Report each line of the data that includes the word "this".
>> begin MATERIAL SUPPLIED
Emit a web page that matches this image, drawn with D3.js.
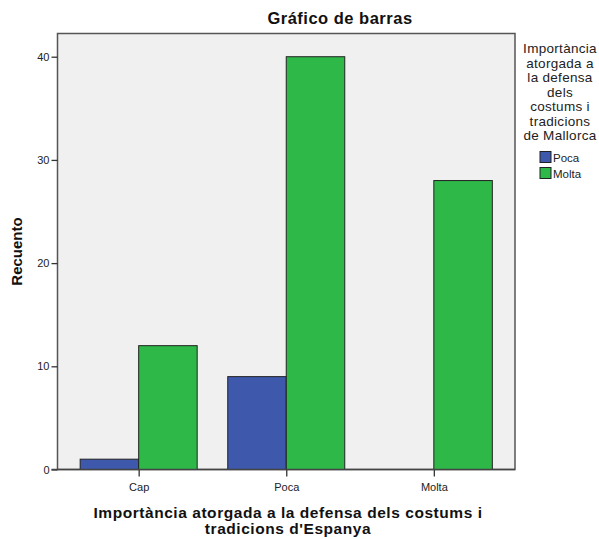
<!DOCTYPE html>
<html>
<head>
<meta charset="utf-8">
<script src="https://cdn.jsdelivr.net/npm/d3@7"></script>
<style>
  body { margin: 0; background: #fff; }
  text { font-family: "Liberation Sans", Arial, sans-serif; }
</style>
</head>
<body>
<svg width="599" height="539"></svg>
<script>
// Data
var categories = ["Cap", "Poca", "Molta"];
var seriesNames = ["Poca", "Molta"];
var pocaValues = [1, 9, 0];
var moltaValues = [12, 40, 28];
var yTicks = [0, 10, 20, 30, 40];
var colors = ["#3e58ac", "#2eb848"];
var legendTitle = ["Importància", "atorgada a", "la defensa", "dels", "costums i", "tradicions", "de Mallorca"];

var svg = d3.select("svg");

// Plot area
var plotLeft = 57.5, plotRight = 515, plotTop = 33.5, plotBottom = 469.5;

var x = d3.scalePoint()
    .domain(categories)
    .range([plotLeft, plotRight])
    .padding(0.55);

var y = d3.scaleLinear()
    .domain([0, 42.25])
    .range([plotBottom, plotTop]);

var barW = 58.5;

// Background
svg.append("rect")
    .attr("x", plotLeft)
    .attr("y", plotTop)
    .attr("width", plotRight - plotLeft)
    .attr("height", plotBottom - plotTop)
    .style("fill", "#f0f0f0")
    .style("stroke", "#555")
    .style("stroke-width", 1.5);

// Bars
var rows = categories.map((c, i) => ({ cat: c, vals: [pocaValues[i], moltaValues[i]] }));

rows.forEach(function(r) {
    r.vals.forEach(function(v, j) {
        if (v <= 0) return;
        svg.append("rect")
            .attr("x", x(r.cat) + (j === 0 ? -barW : 0))
            .attr("y", y(v))
            .attr("width", barW)
            .attr("height", y(0) - y(v))
            .style("fill", colors[j])
            .style("stroke", "#222")
            .style("stroke-width", 1);
    });
});

// Y axis
var yAxis = svg.append("g")
    .attr("transform", "translate(" + plotLeft + ",0)")
    .call(d3.axisLeft(y).tickValues(yTicks).tickSize(6).tickPadding(2));
yAxis.select(".domain").remove();
yAxis.selectAll("line").style("stroke", "#333").style("stroke-width", 1.3);
yAxis.selectAll("text").style("font-size", "11px").style("fill", "#222")
    .style("font-family", "Liberation Sans, Arial, sans-serif");

// X axis
var xAxis = svg.append("g")
    .attr("transform", "translate(0," + plotBottom + ")")
    .call(d3.axisBottom(x).tickSize(7).tickPadding(7));
xAxis.select(".domain").remove();
xAxis.selectAll("line").style("stroke", "#333").style("stroke-width", 1.3);
xAxis.selectAll("text").style("font-size", "11px").style("fill", "#222")
    .style("font-family", "Liberation Sans, Arial, sans-serif");

// Axis line over bars
svg.append("line")
    .attr("x1", plotLeft - 6).attr("x2", plotRight)
    .attr("y1", plotBottom).attr("y2", plotBottom)
    .style("stroke", "#444")
    .style("stroke-width", 1.5);

// Title
svg.append("text")
    .attr("x", 340)
    .attr("y", 24)
    .attr("text-anchor", "middle")
    .style("font-size", "16.5px")
    .style("letter-spacing", "0.5px")
    .style("font-weight", "bold")
    .style("fill", "#111")
    .text("Gráfico de barras");

// Y label
svg.append("text")
    .attr("transform", "translate(22," + ((plotTop + plotBottom) / 2) + ") rotate(-90)")
    .attr("text-anchor", "middle")
    .style("font-size", "15px")
    .style("font-weight", "bold")
    .style("fill", "#111")
    .text("Recuento");

// X label
var xl = svg.append("text")
    .attr("x", 288)
    .attr("y", 518)
    .attr("text-anchor", "middle")
    .style("font-size", "15.5px")
    .style("letter-spacing", "0.55px")
    .style("font-weight", "bold")
    .style("fill", "#111");
xl.append("tspan").attr("x", 288).text("Importància atorgada a la defensa dels costums i");
xl.append("tspan").attr("x", 288).attr("dy", 15.5).text("tradicions d'Espanya");

// Legend
var lg = svg.append("g");
lg.selectAll("text.lt")
    .data(legendTitle)
    .enter().append("text")
    .attr("class", "lt")
    .attr("x", 560)
    .attr("y", (d, i) => 53 + i * 14.5)
    .attr("text-anchor", "middle")
    .style("font-size", "13.5px")
    .style("letter-spacing", "0.3px")
    .style("fill", "#222")
    .text(d => d);

seriesNames.forEach(function(s, i) {
    lg.append("rect")
        .attr("x", 540)
        .attr("y", 151.5 + i * 16)
        .attr("width", 11)
        .attr("height", 11)
        .style("fill", colors[i])
        .style("stroke", "#222")
        .style("stroke-width", 1);
    lg.append("text")
        .attr("x", 553)
        .attr("y", 162 + i * 16)
        .style("font-size", "11.5px")
        .style("fill", "#222")
        .text(s);
});
</script>
</body>
</html>
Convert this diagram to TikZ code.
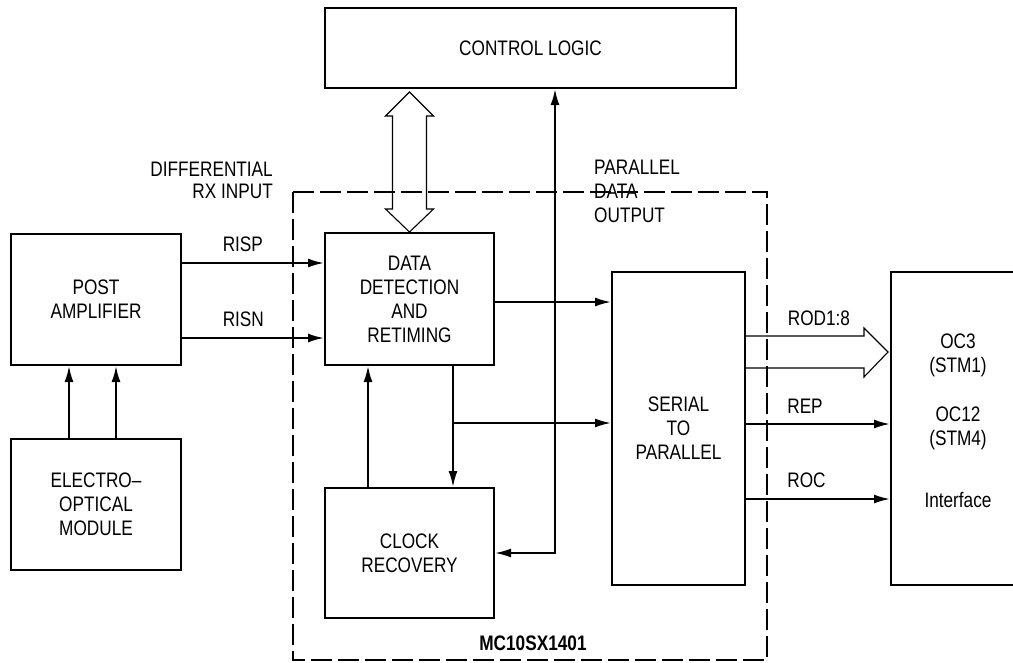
\documentclass[tikz,border=0pt]{standalone}
\usepackage{fontspec}
\setmainfont[FakeStretch=0.82]{Liberation Sans}
\usetikzlibrary{arrows.meta}
\tikzset{
    >={Latex[length=16pt,width=9pt]},
    blk/.style={draw, line width=2pt, align=center, inner sep=0pt},
    sig/.style={line width=2pt, ->},
    siglbl/.style={inner sep=0pt, pos=0.28, anchor=south west, yshift=10pt},
    hollow/.style={line width=1.1pt, line join=miter},
    chip/.style={line width=2pt, dash pattern=on 21pt off 6pt},
    lbl/.style={inner sep=0pt},
}

\begin{document}
\begin{tikzpicture}[x=1pt, y=-1pt, font=\fontsize{21pt}{24pt}\selectfont]
    \useasboundingbox (0,0) rectangle (1013,662);
    %chip outline
    \draw[chip] (293,192) rectangle (767,660);
    \node[lbl, font=\fontsize{21pt}{24pt}\selectfont\bfseries] (chipname) at (533,643) {MC10SX1401};
    %blocks
    \node[blk, minimum width=411pt, minimum height=80pt] (ctrl) at (530.5,48) {CONTROL LOGIC};
    \node[blk, minimum width=170pt, minimum height=131pt] (post) at (96,299.5) {POST\\AMPLIFIER};
    \node[blk, minimum width=170pt, minimum height=131pt] (eo) at (96,504.5) {ELECTRO--\\OPTICAL\\MODULE};
    \node[blk, minimum width=169pt, minimum height=132pt] (ddr) at (409.5,299) {DATA\\DETECTION\\AND\\RETIMING};
    \node[blk, minimum width=169pt, minimum height=130pt] (clk) at (409.5,553) {CLOCK\\RECOVERY};
    \node[blk, minimum width=133pt, minimum height=313pt] (s2p) at (678.5,428.5) {SERIAL\\TO\\PARALLEL};
    \node[blk, minimum width=134pt, minimum height=313pt] (intf) at (958,428.5) {};
    \node[lbl, align=center] (intftxt) at (958,421) {OC3\\(STM1)\\[25pt]OC12\\(STM4)\\[38pt]Interface};
    %side labels
    \node[lbl, align=right, anchor=east, font=\fontsize{21pt}{22pt}\selectfont] (rxin) at (273,180.5) {DIFFERENTIAL\\RX INPUT};
    \node[lbl, align=left, anchor=west] (pdout) at (594,191.5) {PARALLEL\\DATA\\OUTPUT};
    %inputs
    \coordinate (e1) at ([xshift=-27pt]eo.north);
    \coordinate (e2) at ([xshift=20pt]eo.north);
    \draw[sig] (e1) -- (e1 |- post.south);
    \draw[sig] (e2) -- (e2 |- post.south);
    \coordinate (risp) at ([yshift=36.5pt]post.east);
    \coordinate (risn) at ([yshift=-38.5pt]post.east);
    \draw[sig] (risp) -- node[siglbl] (rispl) {RISP} (risp -| ddr.west);
    \draw[sig] (risn) -- node[siglbl] (risnl) {RISN} (risn -| ddr.west);
    %bus to control logic
    \draw[hollow] (ddr.north) -- ++(24,-23) -- ++(-7,0) -- ++(0,-93) -- ++(7,0)
        -- ++(-24,-24) -- ++(-24,24) -- ++(7,0) -- ++(0,93) -- ++(-7,0) -- cycle;
    \coordinate (cl) at ([xshift=24.5pt]ctrl.south);
    \draw[sig, <->] (clk.east) -| (cl);
    %data and clock paths
    \coordinate (d2s) at ([yshift=-3pt]ddr.east);
    \draw[sig] (d2s) -- (d2s -| s2p.west);
    \coordinate (dv) at ([xshift=43.5pt]ddr.south);
    \draw[sig] (dv) -- (dv |- clk.north);
    \coordinate (br) at ([yshift=-57pt]dv);
    \draw[sig] (br) -- (br -| s2p.west);
    \coordinate (cu) at ([xshift=-41.5pt]clk.north);
    \draw[sig] (cu) -- (cu |- ddr.south);
    %outputs
    \draw[hollow] ([yshift=92.5pt]s2p.east) -- node[siglbl, pos=0.35] (rodl) {ROD1:8} ++(118,0)
        -- ++(0,-8) -- ++(24,24) -- ++(-24,25) -- ++(0,-9) -- ++(-118,0);
    \coordinate (rep) at ([yshift=4.5pt]s2p.east);
    \coordinate (roc) at ([yshift=-70.5pt]s2p.east);
    \draw[sig] (rep) -- node[siglbl] (repl) {REP} (rep -| intf.west);
    \draw[sig] (roc) -- node[siglbl] (rocl) {ROC} (roc -| intf.west);
\end{tikzpicture}
\end{document}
>> end MATERIAL SUPPLIED
TASK RESPONSE
Emit a web page that matches this image, drawn with D3.js.
Convert this diagram to TikZ code.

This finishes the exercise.